This invention relates generally to flexural pivots and particularly to a multi-piece flexural pivot which is more tolerant to vibration and shock loading than prior art flexural pivots.
Prior art flexural pivots are fabricated by brazing four quadrants, inner and outer flexural members, and a sleeve into a flexural (flex) pivot assembly. The described arrangement has a plurality of brazed joints which are prone to fracture when the pivot is subjected to vibration and shock loading. Failures in which individual quadrants of the four quadrants separate from the flexural members and outer sleeve, or in which the pivot core separates from the outer sleeve, by fracturing at the brazed joints are common.

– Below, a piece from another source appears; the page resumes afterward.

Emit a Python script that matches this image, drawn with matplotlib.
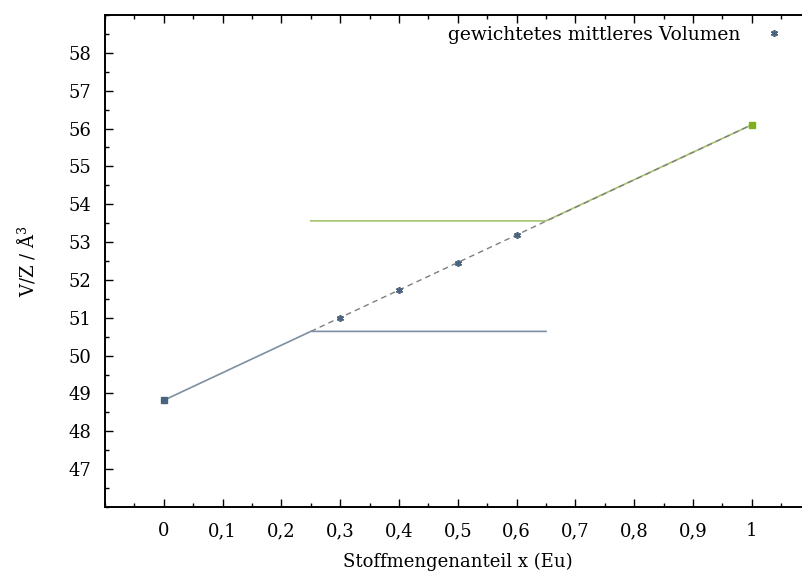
import matplotlib
matplotlib.use("Agg")
import matplotlib.pyplot as plt
from matplotlib.ticker import MultipleLocator, FixedLocator, FuncFormatter

plt.rcParams['font.family'] = ['DejaVu Serif']
plt.rcParams['mathtext.fontset'] = 'dejavuserif'

# end members (Eu fraction, V/Z)
x_ends = [0.0, 1.0]
v_ends = [48.82, 56.1]
# weighted mean volumes of the mixed compositions
x_mix = [0.3, 0.4, 0.5, 0.6]
v_mix = [51.0, 51.73, 52.46, 53.19]
# phase-boundary construction
x_blue = [0.0, 0.25, 0.65]
v_blue = [48.82, 50.64, 50.64]
x_green = [0.25, 0.65, 1.0]
v_green = [53.56, 53.56, 56.1]
x_vegard = [0.25, 1.0]
v_vegard = [50.64, 56.1]

xticks = [0, 0.1, 0.2, 0.3, 0.4, 0.5, 0.6, 0.7, 0.8, 0.9, 1.0]
yticks = list(range(47, 59))

W, H = 803, 575
fig = plt.figure(figsize=(W / 100, H / 100), dpi=100)
ax = fig.add_axes([105 / W, (H - 507) / H, 705.6 / W, (507 - 15) / H])
ax.set_xlim(-0.1, 1.1)
ax.set_ylim(46, 59)

c_blue = '#4a647e'
c_blue_line = '#7d8fa0'
c_green = '#7fae1e'
c_green_line = '#a6c46a'

ax.plot(x_green, v_green, color=c_green_line, lw=1.2, zorder=2)
ax.plot(x_vegard, v_vegard, color='#7f7f7f', lw=1.0, ls=(0, (4, 3)), zorder=3)
ax.plot(x_blue, v_blue, color=c_blue_line, lw=1.2, zorder=4)
ax.plot(x_ends[:1], v_ends[:1], ls='none', marker='s', ms=5, color=c_blue, zorder=5)
ax.plot(x_ends[1:], v_ends[1:], ls='none', marker='s', ms=5, color=c_green, zorder=5)
ax.plot(x_mix, v_mix, ls='none', marker=(6, 2, 0), ms=5, mew=1.2, color=c_blue,
        label='gewichtetes mittleres Volumen', zorder=6)

ax.spines['right'].set_visible(False)
for s in ('left', 'top', 'bottom'):
    ax.spines[s].set_linewidth(1.4)

ax.xaxis.set_major_locator(FixedLocator(xticks))
ax.xaxis.set_minor_locator(MultipleLocator(0.05))
ax.xaxis.set_major_formatter(FuncFormatter(lambda v, p: ('%g' % round(v, 2)).replace('.', ',')))
ax.yaxis.set_major_locator(FixedLocator(yticks))
ax.yaxis.set_minor_locator(MultipleLocator(0.5))

ax.tick_params(axis='x', which='both', direction='in', top=True, bottom=True, labelsize=13, pad=11)
ax.tick_params(axis='y', which='both', direction='in', left=True, right=False, labelsize=13, pad=10)
ax.tick_params(which='major', length=6, width=1)
ax.tick_params(which='minor', length=3, width=1)

ax.set_xlabel('Stoffmengenanteil x (Eu)', fontsize=13, labelpad=9)
ax.set_ylabel('V/Z / Å$^3$', fontsize=13, labelpad=22)

leg = ax.legend(loc='center left', bbox_to_anchor=(448 / W, (H - 35) / H), bbox_transform=fig.transFigure,
                frameon=False, fontsize=13.5, markerfirst=False, handlelength=1.2,
                handletextpad=1.2, borderaxespad=0, borderpad=0)
fig.savefig('out.png', dpi=100)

Another problem encountered with brazed flex pivots using an outer sleeve is a condition called "bridging." Bridging occurs when the braze material used to join the pivot and core to the outer sleeve flows into an undercut area of the pivot and hence prevents flexing.
Flex pivots of the type suffering from these disadvantages are described, for example, in U.S. Pat. Nos. 3,073,584; 3,142,873; 3,142,888; 3,181,851; 3,181,918; 3,319,951; and 3,811,665.
Further, the manufacturing processes for these prior art flex pivots are lengthy and include a variety of expensive, labor intensive operations. The resulting flex pivot has a high cost and a long manufacturing lead time. This prevents the flex pivot from being used in many applications where it would otherwise be advantageous.